● **YOUR OBJECTIVE**
Reproduce exactly, with no pictures, each line from the opening of the material down through the line containing "d3.scaleBand().domain(['MYD04', 'MAIAC']).range([2.2, 14.6])".

________________________

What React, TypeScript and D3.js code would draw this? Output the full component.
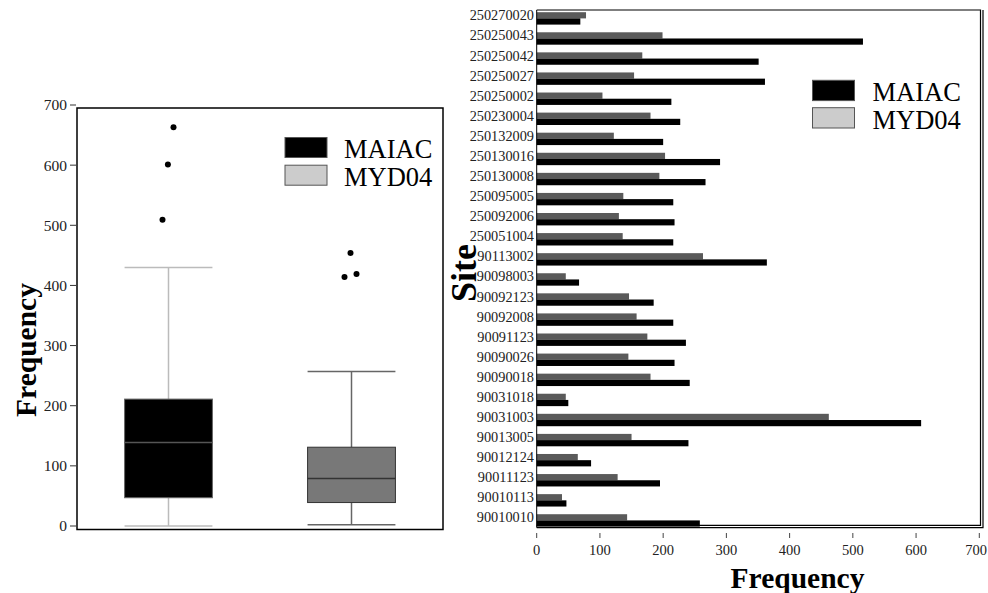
import * as d3 from 'd3'

const sites = [
  '250270020', '250250043', '250250042', '250250027', '250250002', '250230004',
  '250132009', '250130016', '250130008', '250095005', '250092006', '250051004',
  '90113002', '90098003', '90092123', '90092008', '90091123', '90090026',
  '90090018', '90031018', '90031003', '90013005', '90012124', '90011123',
  '90010113', '90010010',
]
const maiacCounts = [
  69, 516, 351, 361, 213, 227, 200, 290, 267, 216, 218, 216,
  364, 67, 185, 216, 236, 218, 242, 50, 608, 240, 86, 195, 47, 258,
]
const myd04Counts = [
  78, 199, 167, 154, 104, 180, 122, 203, 194, 137, 130, 136,
  263, 46, 146, 158, 175, 145, 180, 46, 462, 150, 65, 128, 40, 143,
]

const series = ['MAIAC', 'MYD04']
const whiskerLow = [0, 2]
const q1 = [47, 39]
const median = [139, 79]
const q3 = [211, 131]
const whiskerHigh = [430, 257]
const outliers = [[509, 601, 663], [414, 419, 454]]
const freqTicks = [0, 100, 200, 300, 400, 500, 600, 700]

// styling per series (box plot)
const boxFill = ['#000000', '#787878']
const boxStroke = ['#666666', '#333333']
const medianStroke = ['#555555', '#333333']
const whiskerStroke = ['#bbbbbb', '#666666']
const barFill: Record<string, string> = { MAIAC: '#000000', MYD04: '#5a5a5a' }
const legendFill = ['#000000', '#cccccc']
const outlierJitter = [[-6, -0.6, 5], [-7, 5, -1]]

const serif = '"Liberation Serif", "Times New Roman", serif'
const W = 988

export default function App() {
  // left: box plot
  const bx = d3.scaleBand().domain(series).range([77, 443]).paddingInner(0.52).paddingOuter(0.26)
  const by = d3.scaleLinear().domain([0, 700]).range([526, 105])

  // right: grouped bars
  const rx = d3.scaleLinear().domain([0, 700]).range([536.7, 979.3])
  const ry = d3.scaleBand().domain(sites).range([10, 532.1])
  const sub = d3.scaleBand().domain(['MYD04', 'MAIAC']).range([2.2, 14.6])

  return (
    <svg width={W} height={593} style={{ position: 'absolute', left: 0, top: 0, background: '#fff' }}
      fontFamily={serif}>
      {/* ---------- box plot ---------- */}
      <rect x={77} y={108} width={366} height={421.5} fill="none" stroke="#000" strokeWidth={1.5} />
      {freqTicks.map(t => (
        <g key={t}>
          <line x1={70} x2={76} y1={by(t)} y2={by(t)} stroke="#333" strokeWidth={1} />
          <text x={67} y={by(t)} dy="0.35em" textAnchor="end" fontSize={15.5} fill="#222">{t}</text>
        </g>
      ))}
      <text transform="translate(36,350) rotate(-90)" textAnchor="middle" fontSize={29.5}
        fontWeight="bold" fill="#000">Frequency</text>

      {series.map((s, i) => {
        const x0 = bx(s) || 0
        const w = bx.bandwidth()
        const cx = x0 + w / 2
        return (
          <g key={s}>
            <line x1={cx} x2={cx} y1={by(whiskerHigh[i])} y2={by(q3[i])} stroke={whiskerStroke[i]} strokeWidth={1.5} />
            <line x1={cx} x2={cx} y1={by(q1[i])} y2={by(whiskerLow[i])} stroke={whiskerStroke[i]} strokeWidth={1.5} />
            <line x1={x0} x2={x0 + w} y1={by(whiskerHigh[i])} y2={by(whiskerHigh[i])} stroke={whiskerStroke[i]} strokeWidth={1.5} />
            <line x1={x0} x2={x0 + w} y1={by(whiskerLow[i])} y2={by(whiskerLow[i])} stroke={whiskerStroke[i]} strokeWidth={1.5} />
            <rect x={x0} y={by(q3[i])} width={w} height={by(q1[i]) - by(q3[i])}
              fill={boxFill[i]} stroke={boxStroke[i]} strokeWidth={1} />
            <line x1={x0} x2={x0 + w} y1={by(median[i])} y2={by(median[i])} stroke={medianStroke[i]} strokeWidth={1.5} />
            {outliers[i].map((v, j) => (
              <circle key={j} cx={cx + outlierJitter[i][j]} cy={by(v)} r={3} fill="#000" />
            ))}
          </g>
        )
      })}

      {/* legend (left) */}
      {series.map((s, i) => (
        <g key={s} transform={`translate(285,${137.5 + i * 27.7})`}>
          <rect x={0} y={0} width={42} height={20} fill={legendFill[i]} stroke="#555" strokeWidth={1} />
          <text x={59} y={20.8} fontSize={26.5} fill="#000">{s}</text>
        </g>
      ))}

      {/* ---------- bar chart ---------- */}
      {sites.map((site, i) => {
        const y0 = ry(site) || 0
        return (
          <g key={site}>
            <rect x={rx(0)} y={y0 + (sub('MYD04') || 0)} width={rx(myd04Counts[i]) - rx(0)}
              height={sub.bandwidth()} fill={barFill.MYD04} />
            <rect x={rx(0)} y={y0 + (sub('MAIAC') || 0)} width={rx(maiacCounts[i]) - rx(0)}
              height={sub.bandwidth()} fill={barFill.MAIAC} />
            <text x={534} y={y0 + 5.4} dy="0.35em" textAnchor="end" fontSize={14.3} fill="#222">{site}</text>
          </g>
        )
      })}

      {/* frame with double right/bottom edge */}
      <path d={`M${rx(0)},10 H980.5 V525.3 H${rx(0)}`} fill="none" stroke="#000" strokeWidth={1.2} />
      <path d={`M983,10 V527.6 H${rx(0)}`} fill="none" stroke="#000" strokeWidth={1.2} />
      <line x1={rx(0)} x2={rx(0)} y1={10} y2={527.6} stroke="#000" strokeWidth={1} />

      {freqTicks.map(t => {
        // keep the last label inside the page
        const fits = rx(t) + 12 < W
        return (
          <g key={t}>
            <line x1={rx(t)} x2={rx(t)} y1={533} y2={538} stroke="#444" strokeWidth={1} />
            <text x={fits ? rx(t) : W - 1} y={550} dy="0.35em" textAnchor={fits ? 'middle' : 'end'}
              fontSize={14.5} fill="#222">{t}</text>
          </g>
        )
      })}
      <text x={797.5} y={588} textAnchor="middle" fontSize={29.5} fontWeight="bold" fill="#000">Frequency</text>
      <text transform="translate(476,273) rotate(-90)" textAnchor="middle" fontSize={36}
        fontWeight="bold" fill="#000">Site</text>

      {/* legend (right) */}
      {series.map((s, i) => (
        <g key={s} transform={`translate(812.5,${80.3 + i * 27.4})`}>
          <rect x={0} y={0} width={42} height={20.3} fill={legendFill[i]} stroke="#555" strokeWidth={1} />
          <text x={60} y={20.8} fontSize={26.5} fill="#000">{s}</text>
        </g>
      ))}
    </svg>
  )
}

________________________

● **TASK RESPONSE**
What React, TypeScript and D3.js code would draw this? Output the full component.
import * as d3 from 'd3'

const sites = [
  '250270020', '250250043', '250250042', '250250027', '250250002', '250230004',
  '250132009', '250130016', '250130008', '250095005', '250092006', '250051004',
  '90113002', '90098003', '90092123', '90092008', '90091123', '90090026',
  '90090018', '90031018', '90031003', '90013005', '90012124', '90011123',
  '90010113', '90010010',
]
const maiacCounts = [
  69, 516, 351, 361, 213, 227, 200, 290, 267, 216, 218, 216,
  364, 67, 185, 216, 236, 218, 242, 50, 608, 240, 86, 195, 47, 258,
]
const myd04Counts = [
  78, 199, 167, 154, 104, 180, 122, 203, 194, 137, 130, 136,
  263, 46, 146, 158, 175, 145, 180, 46, 462, 150, 65, 128, 40, 143,
]

const series = ['MAIAC', 'MYD04']
const whiskerLow = [0, 2]
const q1 = [47, 39]
const median = [139, 79]
const q3 = [211, 131]
const whiskerHigh = [430, 257]
const outliers = [[509, 601, 663], [414, 419, 454]]
const freqTicks = [0, 100, 200, 300, 400, 500, 600, 700]

// styling per series (box plot)
const boxFill = ['#000000', '#787878']
const boxStroke = ['#666666', '#333333']
const medianStroke = ['#555555', '#333333']
const whiskerStroke = ['#bbbbbb', '#666666']
const barFill: Record<string, string> = { MAIAC: '#000000', MYD04: '#5a5a5a' }
const legendFill = ['#000000', '#cccccc']
const outlierJitter = [[-6, -0.6, 5], [-7, 5, -1]]

const serif = '"Liberation Serif", "Times New Roman", serif'
const W = 988

export default function App() {
  // left: box plot
  const bx = d3.scaleBand().domain(series).range([77, 443]).paddingInner(0.52).paddingOuter(0.26)
  const by = d3.scaleLinear().domain([0, 700]).range([526, 105])

  // right: grouped bars
  const rx = d3.scaleLinear().domain([0, 700]).range([536.7, 979.3])
  const ry = d3.scaleBand().domain(sites).range([10, 532.1])
  const sub = d3.scaleBand().domain(['MYD04', 'MAIAC']).range([2.2, 14.6])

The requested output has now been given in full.